Несмотря на уже из этих примеров очевидную мужскую стать Гамлета, тендерный подход (насколько мне известно) в аналитических работах, посвященных главной мировой трагедии, которой не без основания считается пьеса Шекспира, до сих пор всерьез не применялся. Половыми характеристиками героя интересовался разве что Зигмунд Фрейд и его (впрочем, неисчислимые) последователи. Но едва ли корректно признавать тендерным психоаналитический подход, подход ничего общего не имеющий с психо-социологическими реалиями проблем пола, хотя и констатирующий их21.

Даже в плане жанрово-генетическом, если и проводить сопоставление Гамлета и Царя Эдипа, как это делает, например, М.М. Бахтин22, то стоит решительно отказаться от фрейдовской трактовки смысла одноименной трагедии Софокла23. Фрейд со своим эдиповым комплексом — типичный проповедник экстрима, ему важно создать противоестественную крайность. Любовь-страсть к матери, ненависть к отцу. Но к текстам художественных произведений, в частности и в особенности к тексту «Гамлета» эта экстремально-скандальная теория, не желающая видеть реально кризисных ситуаций в общении людей и прикрывающаяся специально построенными конструкциями-фантомами, никакого отношения не имеет. Более того, последние исследования специалистов по текстологии «Гамлета»24 достаточно убедительно доказывают, что сюжетно возводить трагедию Шекспира нужно вообще не к фиванскому циклу греческих мифов, а к аргосскому, прежде всего к Орестейе Эсхила, пьесам Софокла и Еврипида25.

Тут-то и вновь неизбежно возникает традиционно первая из перечня мужских проблем, которая наиболее очевидным образом связана с общей кризисной ситуацией трагедии (кризисом времени), — проблема мести, самая распространенная мужская и, возможно, изначально самая мужская человеческая проблема. Напомним, что в античной трагедии Электра, хотя и является идейной вдохновительницей мщения за убитого отца (Агамемнона), мысль самой осуществить месть возникает у нее только тогда, когда она получает известие, что единственный возможный мститель-мужчина (ее брат Орест) уже мертв26. Так же и сама Клитеместра, лишь оправдываясь, называет себя мстительницей Агамемнону за принесенную фактически в жертву троянской войне их дочь Ифигению, а на самом деле она прежде всего боится, что муж не простит ей измены с Эгисфом, который и является истинным мстителем роду Агамемнона за старые, не самим Агамемноном совершенные преступления27.
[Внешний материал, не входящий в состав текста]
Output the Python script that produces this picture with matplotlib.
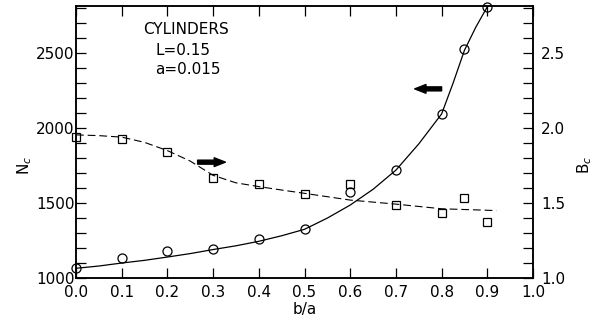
import numpy as np
import matplotlib
matplotlib.use("Agg")
import matplotlib.pyplot as plt
from matplotlib.ticker import MultipleLocator

plt.rcParams['font.family'] = ['DejaVu Sans']
plt.rcParams['font.size'] = 11

# measured points: N_c (circles, left axis)
ba_nc = [0.0, 0.1, 0.2, 0.3, 0.4, 0.5, 0.6, 0.7, 0.8, 0.85, 0.9]
nc = [1070, 1135, 1180, 1195, 1260, 1330, 1572, 1720, 2095, 2530, 2810]

# solid curve through N_c
ba_nc_fit = [0.0, 0.05, 0.1, 0.15, 0.2, 0.25, 0.3, 0.35, 0.4, 0.45, 0.5, 0.55,
             0.6, 0.65, 0.7, 0.75, 0.8, 0.825, 0.85, 0.875, 0.9]
nc_fit = [1065, 1080, 1100, 1118, 1140, 1163, 1190, 1215, 1245, 1282, 1325, 1400,
          1487, 1592, 1720, 1895, 2095, 2300, 2520, 2675, 2810]

# measured points: B_c (squares, right axis)
ba_bc = [0.0, 0.1, 0.2, 0.3, 0.4, 0.5, 0.6, 0.7, 0.8, 0.85, 0.9]
bc = [1.944, 1.93, 1.844, 1.667, 1.629, 1.562, 1.629, 1.489, 1.433, 1.537, 1.373]

# dashed curve through B_c
ba_bc_fit = [0.0, 0.05, 0.1, 0.15, 0.2, 0.25, 0.3, 0.35, 0.4, 0.45, 0.5,
             0.6, 0.7, 0.8, 0.92]
bc_fit = [1.955, 1.95, 1.94, 1.905, 1.85, 1.78, 1.685, 1.635, 1.61, 1.587, 1.565,
          1.52, 1.493, 1.462, 1.45]

fig = plt.figure(figsize=(6, 3.22), dpi=100)
ax = fig.add_axes([0.1267, 0.1366, 0.7617, 0.8448])
ax2 = ax.twinx()

ax.plot(ba_nc_fit, nc_fit, color='black', lw=0.9)
ax.plot(ba_nc, nc, 'o', mfc='none', mec='black', ms=6.5, mew=0.9, clip_on=False)
ax2.plot(ba_bc_fit, bc_fit, color='black', lw=0.8, dashes=(7, 3.5))
ax2.plot(ba_bc, bc, 's', mfc='none', mec='black', ms=5.5, mew=0.9, clip_on=False)

ax.set_xlim(0, 1.0)
ax.set_ylim(1000, 2815)
ax2.set_ylim(1.0, 2.815)

ax.xaxis.set_major_locator(MultipleLocator(0.1))
ax.yaxis.set_major_locator(MultipleLocator(500))
ax.yaxis.set_minor_locator(MultipleLocator(100))
ax2.yaxis.set_major_locator(MultipleLocator(0.5))
ax2.yaxis.set_minor_locator(MultipleLocator(0.1))
ax.xaxis.set_major_formatter(plt.FuncFormatter(lambda v, p: f"{v:.1f}"))
ax2.yaxis.set_major_formatter(plt.FuncFormatter(lambda v, p: f"{v:.1f}"))

ax.tick_params(axis='x', which='both', direction='in', top=True, length=7, width=0.9, pad=5)
ax.tick_params(axis='y', which='both', direction='in', length=7, width=0.9, pad=1)
ax2.tick_params(axis='y', which='both', direction='in', length=7, width=0.9, pad=6)

for a in (ax, ax2):
    for s in a.spines.values():
        s.set_linewidth(1.1)

ax.set_xlabel('b/a')
ax.xaxis.set_label_coords(0.5, -0.09)
ax.set_ylabel('N$_c$')
ax.yaxis.set_label_coords(-0.092, 0.415)
ax2.set_ylabel('B$_c$')
ax2.yaxis.set_label_coords(1.092, 0.415)

ax.text(0.147, 0.912, 'CYLINDERS', transform=ax.transAxes, ha='left', va='center')
ax.text(0.173, 0.838, 'L=0.15', transform=ax.transAxes, ha='left', va='center')
ax.text(0.173, 0.765, 'a=0.015', transform=ax.transAxes, ha='left', va='center')

arrow_style = 'simple,head_length=0.9,head_width=0.7,tail_width=0.32'
ax.annotate('', xy=(0.333, 1773), xytext=(0.26, 1773),
            arrowprops=dict(arrowstyle=arrow_style, mutation_scale=9, color='black'))
ax.annotate('', xy=(0.735, 2262), xytext=(0.806, 2262),
            arrowprops=dict(arrowstyle=arrow_style, mutation_scale=9, color='black'))

fig.savefig('out.png', dpi=100)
Таким образом, еще в античной трагедии действует принцип: месть — дело мужское, и жанр елизаветинской трагедии мести его сохраняет. В шекспировском «Гамлете» этот принцип проблематизируется специфическим вопросом: кому мстить? Любовнику (новому мужу) матери или самой матери? Наследуя эту двунацеленность мести от Ореста, Гамлет развивает ее, заостряет, доводит всю телеологию ситуации до дилеммы, которая совершенно не стоит перед Орестом. Для героя Эсхила вообще нет нравственной проблемы в убийстве Эгисфа, колебания перед убийством матери тоже по нашим меркам незначительны, все неприятности с Орестом происходят постфактум (эринии, сумасшествие, суд и пр.). Для Гамлета тоже нет большой проблемы в убийстве дяди (хотя гамлетоведческая традиция обычно утверждает противоположное), внутренне и нравственно он готов к нему, пожалуй, даже до получения информации от Призрака. С этим убийством Гамлет тянет чисто формально, всякими способами выигрывая время для того, чтобы разобраться с матерью, вина которой в убийстве Гамлета-старшего не доказана и которую Гамлет-младший в этом почти и не пытается обвинять: ему достаточно того, что она изменяет памяти отца. Весь пафос Гамлета изначально направлен против матери28. Призрак этого и опасается, и не зря: вот первое, что вырывается у Гамлета после ухода Признака (1.5.106—107):

О пагубная женщина! Злодей!
Злодей с улыбкой адской!
О most pernicious woman.(!)
О villain, villain, smiling, damned villain,(!)

т.е. главной виновницей Гамлет невольно сразу называет мать, да и в ударном месте первого акта, в его самой концовке, возникает еще одна скрытая апелляция к матери, ответственной за его рождение (1.5.195—196):

Сустав времен распался. Душит злость,
Что я рожден на место ставить кость.
The time is out of joint,(:) о cursed spite<,>
That ever I was bom to set it right.

В оригинале подчеркнут акт проклятья своего рождения: «О проклятье, что я когда-то был рожден...»29. Пожалуй именно это, а вовсе не пресловутый центральный монолог Быть или не быть, — ключевое место трагедии. Тот, классический солилоквиум (to be or not to be), — начиная с первой строчки, скорее всего, является лишь логико-риторическим трактатом или упражнением на философско-религиозную тему, где Гамлет оттачивает свой скептический ум; разработанная тема, может, и имеет связь с происходящими событиями, но очень опосредованную: она целиком лежит в плоскости познания, а не в плоскости поступка. А эти две строки вырываются вроде бы внезапно, без всякой риторической подготовки, без видимого анализа ситуации, рождаются после диалога Гамлета со своим хором30 (прежде всего Горацио, затем Марцелл; включается в этот хор и Призрак отца), диалога неклассического типа, можно сказать диалога экстремального, близкого по поэтике скорее театру двадцатого века, театру абсурда например. И эти две строчки — четко сформулированное этическое задание Гамлету.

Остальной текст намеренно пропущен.